Graphs are useless if you don't explain what we see on the x-axis and what's on the y-axis. Also, in the beginning (first graph) you speak about RPM but then all of a sudden speak about "percentage of torque" multiple times while you meant to say "percentage of RPM"? Very confusing to me
Thanks for the video, but how can you differentiate between riding the shudder vs a vortex state ring. And how can you avoid a VSR while descending / hovering? So how relates a VSR to your descend rate / Torque and RPM.
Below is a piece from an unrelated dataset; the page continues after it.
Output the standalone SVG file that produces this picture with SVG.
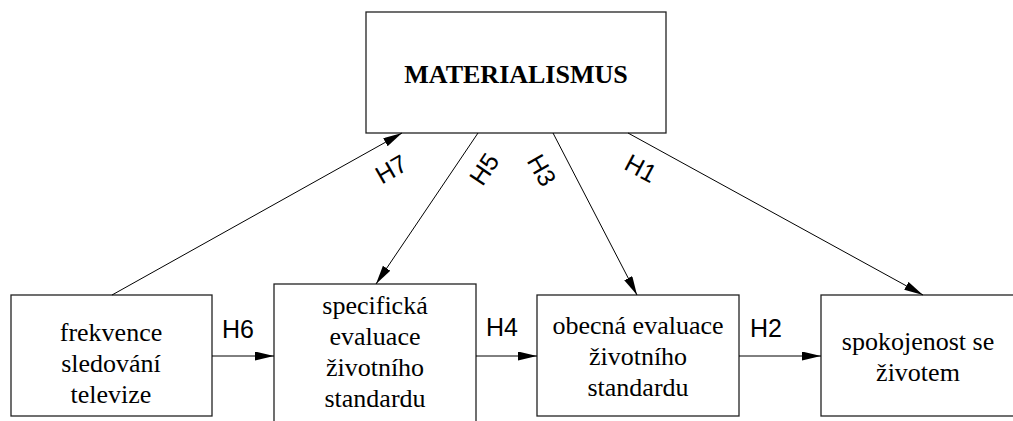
<svg xmlns="http://www.w3.org/2000/svg" width="1013" height="421" viewBox="0 0 1013 421">
<style>
.box{fill:#fff;stroke:#222;stroke-width:1.3}
.t{font-family:"Liberation Serif","Times New Roman",serif;font-size:26px;fill:#000;text-anchor:middle}
.tb{font-family:"Liberation Serif","Times New Roman",serif;font-size:26px;font-weight:bold;fill:#000;text-anchor:middle}
.lab{font-family:"Liberation Sans",Arial,sans-serif;font-size:25px;fill:#000;text-anchor:middle;dominant-baseline:central}
.c{stroke:#000;stroke-width:1;fill:none;marker-end:url(#ah)}
</style>
<defs>
<marker id="ah" markerUnits="userSpaceOnUse" markerWidth="20" markerHeight="10" refX="19" refY="4.5" orient="auto">
<path d="M0,0 L19,4.5 L0,9 z" fill="#000"/>
</marker>
</defs>
<rect width="1013" height="421" fill="#fff"/>
<g id="materialismus">
<rect class="box" x="366" y="12" width="300" height="121"/>
<text class="tb" x="516" y="83">MATERIALISMUS</text>
</g>
<g id="frekvence">
<rect class="box" x="11" y="295" width="201" height="121"/>
<text class="t" x="111" y="341">frekvence</text>
<text class="t" x="111" y="372">sledování</text>
<text class="t" x="111" y="403">televize</text>
</g>
<g id="specificka">
<rect class="box" x="274" y="284" width="202" height="145"/>
<text class="t" x="375" y="314">specifická</text>
<text class="t" x="375" y="345">evaluace</text>
<text class="t" x="375" y="376">životního</text>
<text class="t" x="375" y="407">standardu</text>
</g>
<g id="obecna">
<rect class="box" x="537" y="295" width="202" height="121"/>
<text class="t" x="638" y="334">obecná evaluace</text>
<text class="t" x="638" y="365">životního</text>
<text class="t" x="638" y="396">standardu</text>
</g>
<g id="spokojenost">
<rect class="box" x="821" y="295" width="200" height="121"/>
<text class="t" x="918" y="350">spokojenost se</text>
<text class="t" x="918" y="381">životem</text>
</g>
<g id="connectors">
<line class="c" x1="212" y1="356" x2="274" y2="356"/>
<line class="c" x1="476" y1="356" x2="537" y2="356"/>
<line class="c" x1="739" y1="356" x2="821" y2="356"/>
<line class="c" x1="112" y1="295" x2="402" y2="133"/>
<line class="c" x1="478" y1="133" x2="376" y2="284"/>
<line class="c" x1="553" y1="133" x2="637" y2="295"/>
<line class="c" x1="628" y1="133" x2="923" y2="295"/>
<text class="lab" x="238" y="329">H6</text>
<text class="lab" x="502" y="327">H4</text>
<text class="lab" x="766" y="328">H2</text>
<text class="lab" transform="translate(391,169) rotate(-30)">H7</text>
<text class="lab" transform="translate(484,169) rotate(-56)">H5</text>
<text class="lab" transform="translate(542,170) rotate(60)">H3</text>
<text class="lab" transform="translate(641,168) rotate(28)">H1</text>
</g>
</svg>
Came for the video, stayed for the aerodynamics review! :D Hopefully one day I'll be watching Torque % but, I only have experience with manifold pressure (reciprocating engines) R22 for the time being. Can you do a video on how to know the difference and conditions between the rumble vs. VRS (Vortex Ring State) or Settling with Power. I'm interested in your way of explaining it. Thanks again for the entertaining and now educational videos!
This is hands down the most informative info and probably most helpful to every new rotor pilot on DCS. It all makes sense now. Going to see if I can apply it.
As a former 68D/15D Drivetrain Technician, I spent day in and day out doing M/R & T/R track and balances. The Huey was the toughest the Blackhawk was the easiest. I never did an Apache or 58D but I did do a bunch of 58Cs, and they are about the same as the Huey. I did the most on the Huey though(Sinai MFO 99-00).